In other words, for a Knight of Faith, the subjectivity of a teleological suspension of the ethical is acceptable, because her deep inner longings will lead her in a better direction than will society’s rules. For most people, however, the ethical is preferable to the impulsive aesthetic. Acceptance of this idea helps explain why Kierkegaard states that “anyone who doesn’t see [the subjective justification for Abraham’s action] can always be quite certain he is no Knight of Faith” [Kierkegaard, p. 105]. In other words, Maslow and Kierkegaard seem to suggest, if a person mistrusts the deep subjective, they say something about themselves.
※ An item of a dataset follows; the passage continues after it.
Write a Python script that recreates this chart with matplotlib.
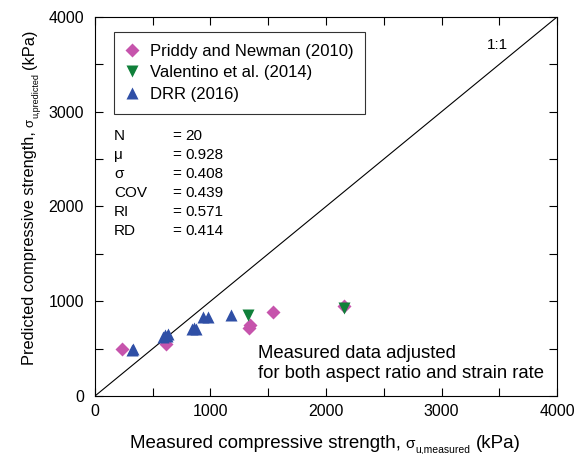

I suspect that this may have been true of Hegel, as it was of Augustine, Schopenhauer, and Freud.
A few major questions remain to this line of reasoning, including apparent elitism of allowing some to follow their inner impulses and who is not, the difficulty in deciding who is able to suspend and who should not, and reconciliation of the suffering of Kierkegaard’s “Knight of Faith” with the ecstatic peace of Maslow’s “self-actualized person”. I will leave these questions, however, and will instead let Kierkegaard summarize this essay by saying,
faith is therefore no aesthetic emotion, but something far higher, exactly because it presupposes resignation: it is not the immediate inclination of the heart but the paradox of existence [p. 76].